WHAT YOU WILL DO - Pictures stay out of this copy, which runs from the first line of the material through the line containing "ax.set_ylim(0, 50)".

EXERCISE MATERIALS -
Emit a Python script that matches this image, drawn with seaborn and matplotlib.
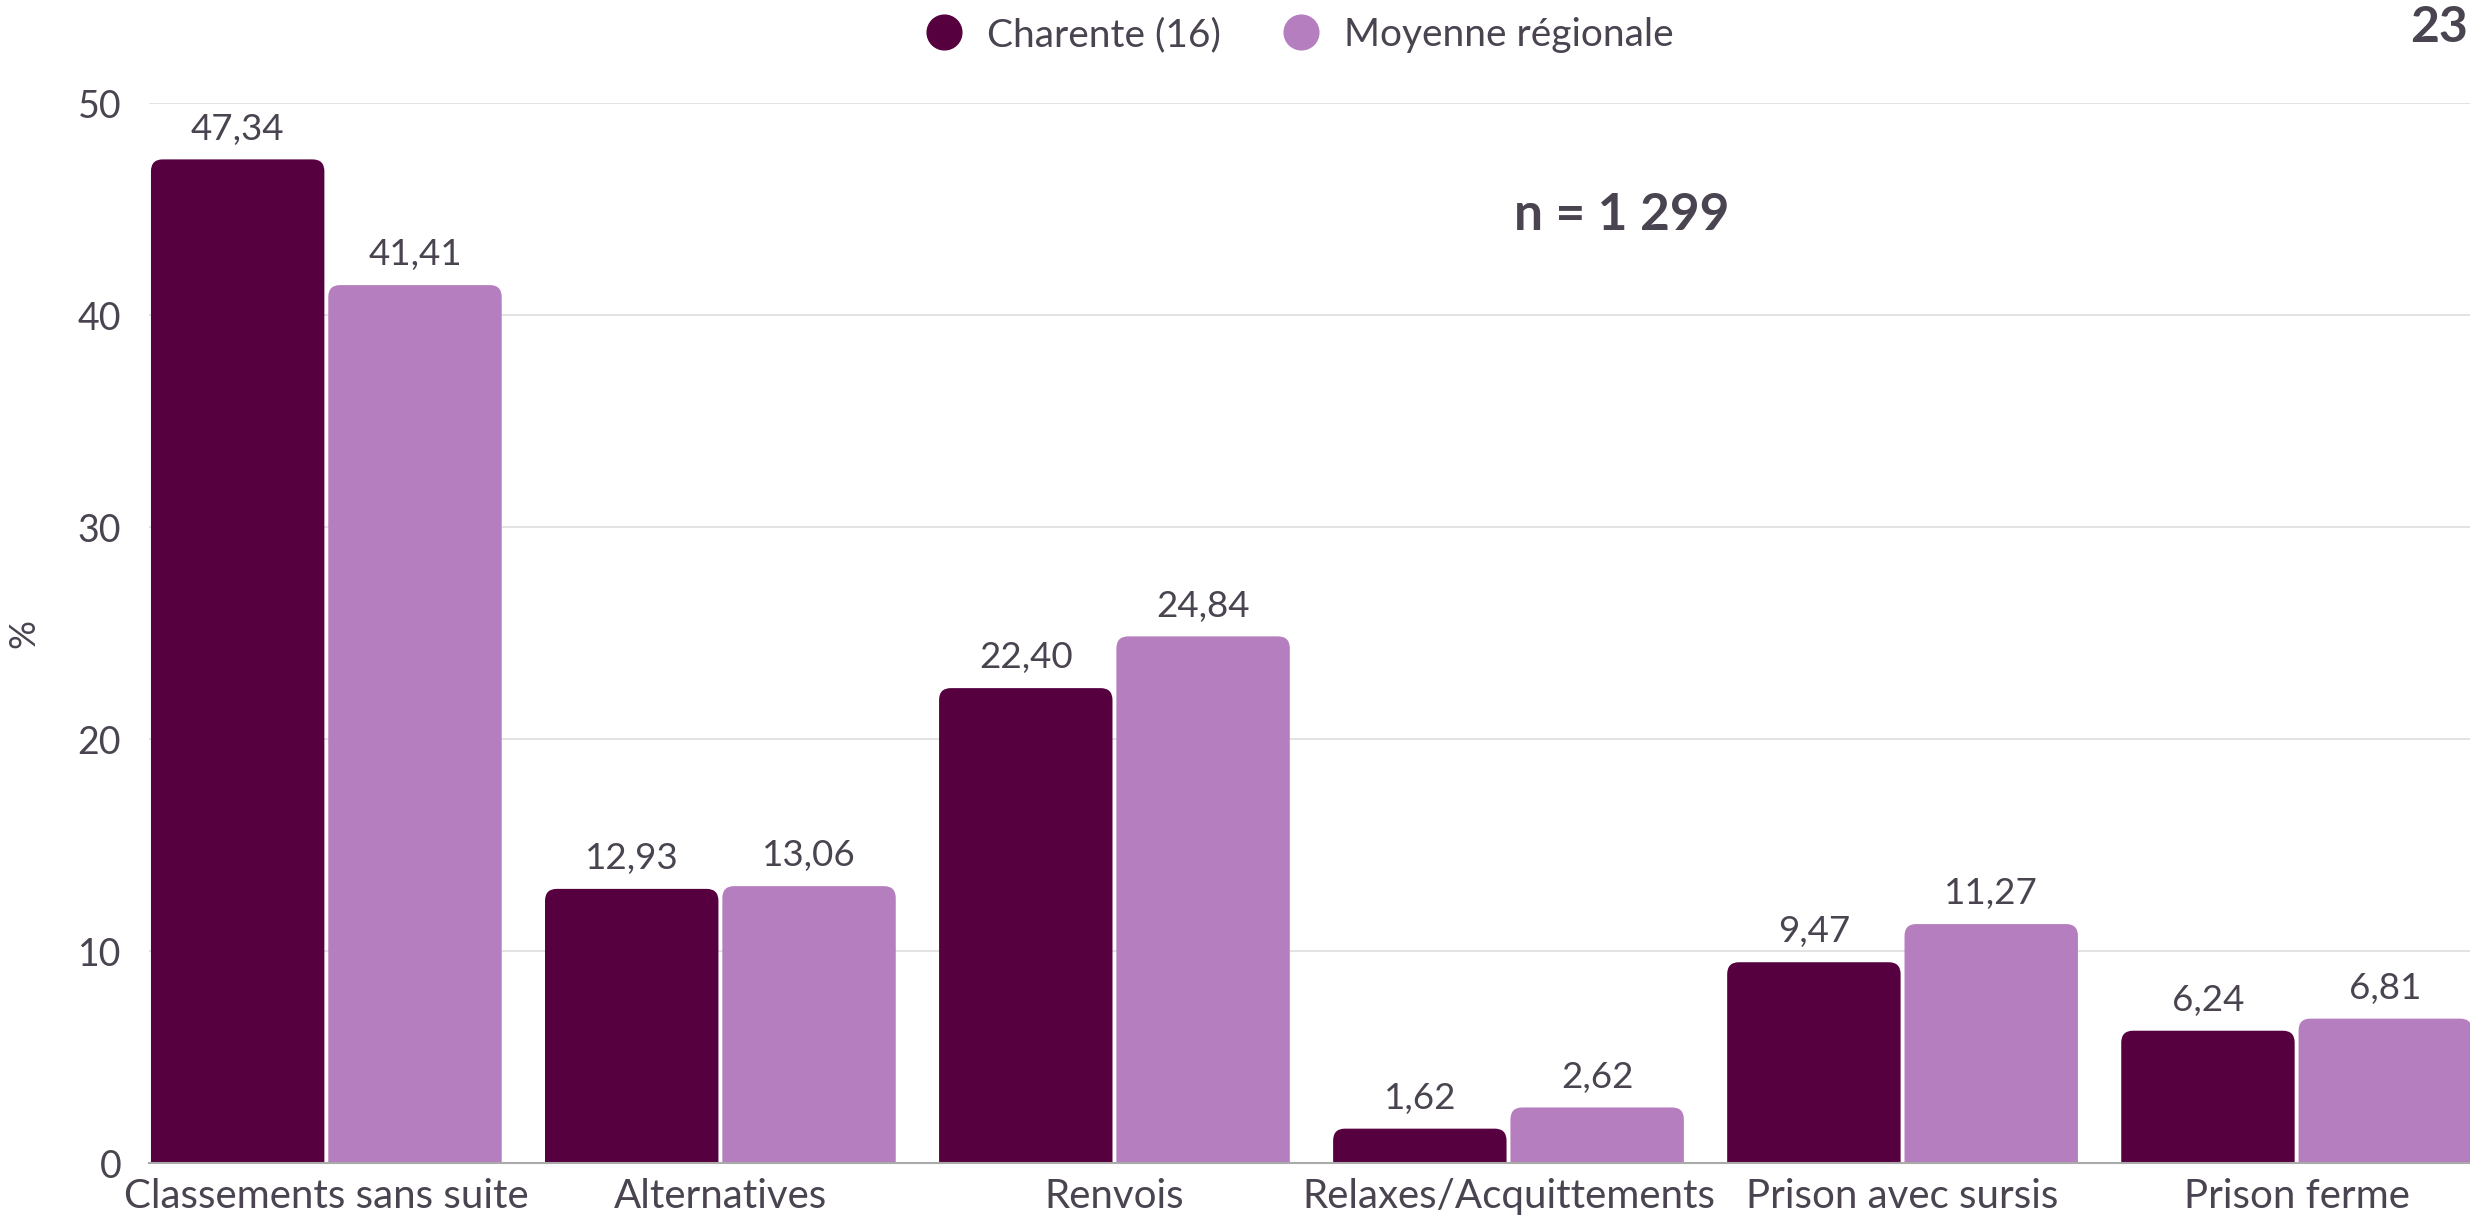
import numpy as np
import pandas as pd
import seaborn as sns
from matplotlib import pyplot as plt
from matplotlib.path import Path
from matplotlib.patches import PathPatch
from matplotlib.lines import Line2D

categories = ['Classements sans suite', 'Alternatives', 'Renvois',
              'Relaxes/Acquittements', 'Prison avec sursis', 'Prison ferme']
charente = [47.34, 12.93, 22.40, 1.62, 9.47, 6.24]
regionale = [41.41, 13.06, 24.84, 2.62, 11.27, 6.81]
series = ['Charente (16)', 'Moyenne régionale']
colors = ['#560040', '#b57ebf']
txt = '#4a4450'

df = pd.DataFrame({
    'cat': categories * 2,
    'val': charente + regionale,
    'serie': [series[0]] * len(categories) + [series[1]] * len(categories),
})

sns.set_style('white')
plt.rcParams['font.family'] = ['Lato', 'DejaVu Sans']

fig = plt.figure(figsize=(24.7, 12.15), dpi=100)
ax = fig.add_axes([149 / 2470, 1 - 1163 / 1215, 1 - 149 / 2470, (1163 - 103) / 1215])

sns.barplot(data=df, x='cat', y='val', hue='serie', palette=colors,
            width=0.9, gap=0.022, legend=False, ax=ax, linewidth=0, saturation=1)

ax.set_xlim(-0.45, 5.44)
ax.set_ylim(0, 50)

# rounded top corners
rx = 0.03
ry = 12 * 50 / 1060
for p in list(ax.patches):
    x0 = p.get_x()
    x1 = x0 + p.get_width()
    h = p.get_height()
    verts = [(x0, 0), (x0, h - ry), (x0, h), (x0 + rx, h), (x1 - rx, h),
             (x1, h), (x1, h - ry), (x1, 0), (x0, 0)]
    codes = [Path.MOVETO, Path.LINETO, Path.CURVE3, Path.CURVE3, Path.LINETO,
             Path.CURVE3, Path.CURVE3, Path.LINETO, Path.CLOSEPOLY]
    ax.add_patch(PathPatch(Path(verts, codes), facecolor=p.get_facecolor(),
                           lw=0, zorder=3))
    p.set_visible(False)
    ax.annotate(f'{h:.2f}'.replace('.', ','), (x0 + p.get_width() / 2, h),
                xytext=(0, 10), textcoords='offset points', ha='center', va='bottom',
                fontsize=26.5, color=txt)

ax.set_yticks([0, 10, 20, 30, 40, 50])
ax.grid(axis='y', color='#dedede', lw=1.2, zorder=0)
ax.set_axisbelow(True)
for s in ['top', 'right', 'left']:
    ax.spines[s].set_visible(False)
ax.spines['bottom'].set_color('#aaaaaa')
ax.spines['bottom'].set_linewidth(1.5)
ax.spines['bottom'].set_zorder(4)
ax.tick_params(axis='both', length=0, labelcolor=txt)
ax.tick_params(axis='y', pad=20, labelsize=27)
ax.tick_params(axis='x', pad=11, labelsize=29)
ax.set_xlabel('')
ax.set_ylabel('%', fontsize=26, color=txt)
ax.yaxis.set_label_coords(-0.047, 0.5)

handles = [Line2D([], [], marker='o', ls='', markersize=25, color=c) for c in colors]
fig.legend(handles, series, loc='center', bbox_to_anchor=(0.522, 1 - 35 / 1215),
           ncol=2, frameon=False, fontsize=28, labelcolor=txt, handletextpad=0.1,
           columnspacing=1.05)

fig.text(1622 / 2470, 1 - 216 / 1215, 'n = 1 299', ha='center', va='center',
         fontsize=37, fontweight='bold', color=txt)
fig.text(0.999, 1 - 28 / 1215, '23', ha='right', va='center',
         fontsize=36, fontweight='bold', color=txt)

fig.savefig('out.png', dpi=100)
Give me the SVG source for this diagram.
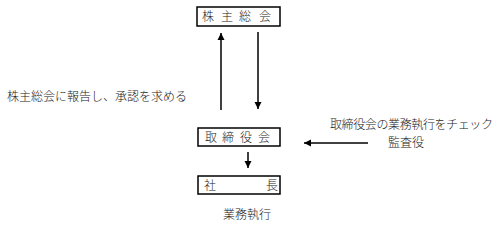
<svg xmlns="http://www.w3.org/2000/svg" width="504" height="231" viewBox="0 0 504 231">
<style>
.box{fill:#fff;stroke:#000;stroke-width:1.5}
.t{font-family:"Noto Sans CJK JP","Noto Sans CJK SC",sans-serif;font-size:12px;fill:#222;font-weight:300}
.ln{stroke:#000;stroke-width:1.5;fill:none}
</style>
<defs>
<marker id="ah" markerWidth="8" markerHeight="8" refX="7" refY="4" orient="auto" markerUnits="userSpaceOnUse">
<path d="M0,0.5 L7,4 L0,7.5 Z" fill="#000"/>
</marker>
</defs>
<g id="n1">
<rect class="box" x="197" y="7" width="83" height="19"/>
<text class="t" y="21"><tspan x="202">株</tspan><tspan x="221">主</tspan><tspan x="239">総</tspan><tspan x="259">会</tspan></text>
</g>
<g id="n2">
<rect class="box" x="198" y="128" width="82" height="18"/>
<text class="t" y="142"><tspan x="205">取</tspan><tspan x="222">締</tspan><tspan x="240">役</tspan><tspan x="258">会</tspan></text>
</g>
<g id="n3">
<rect class="box" x="198" y="176" width="82" height="18"/>
<text class="t" y="190"><tspan x="204">社</tspan><tspan x="266">長</tspan></text>
</g>
<g id="labels">
<text class="t" x="7" y="101">株主総会に報告し、承認を求める</text>
<text class="t" x="330" y="129" textLength="163">取締役会の業務執行をチェック</text>
<text class="t" x="388" y="147">監査役</text>
<text class="t" x="223" y="219">業務執行</text>
</g>
<g id="connectors">
<line class="ln" x1="221" y1="110" x2="221" y2="33" marker-end="url(#ah)"/>
<line class="ln" x1="258" y1="32" x2="258" y2="109" marker-end="url(#ah)"/>
<line class="ln" x1="248" y1="152" x2="248" y2="168" marker-end="url(#ah)"/>
<line class="ln" x1="368" y1="143" x2="304" y2="143" marker-end="url(#ah)"/>
</g>
</svg>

ANSWER TO THIS TASK -
Emit a Python script that matches this image, drawn with seaborn and matplotlib.
import numpy as np
import pandas as pd
import seaborn as sns
from matplotlib import pyplot as plt
from matplotlib.path import Path
from matplotlib.patches import PathPatch
from matplotlib.lines import Line2D

categories = ['Classements sans suite', 'Alternatives', 'Renvois',
              'Relaxes/Acquittements', 'Prison avec sursis', 'Prison ferme']
charente = [47.34, 12.93, 22.40, 1.62, 9.47, 6.24]
regionale = [41.41, 13.06, 24.84, 2.62, 11.27, 6.81]
series = ['Charente (16)', 'Moyenne régionale']
colors = ['#560040', '#b57ebf']
txt = '#4a4450'

df = pd.DataFrame({
    'cat': categories * 2,
    'val': charente + regionale,
    'serie': [series[0]] * len(categories) + [series[1]] * len(categories),
})

sns.set_style('white')
plt.rcParams['font.family'] = ['Lato', 'DejaVu Sans']

fig = plt.figure(figsize=(24.7, 12.15), dpi=100)
ax = fig.add_axes([149 / 2470, 1 - 1163 / 1215, 1 - 149 / 2470, (1163 - 103) / 1215])

sns.barplot(data=df, x='cat', y='val', hue='serie', palette=colors,
            width=0.9, gap=0.022, legend=False, ax=ax, linewidth=0, saturation=1)

ax.set_xlim(-0.45, 5.44)
ax.set_ylim(0, 50)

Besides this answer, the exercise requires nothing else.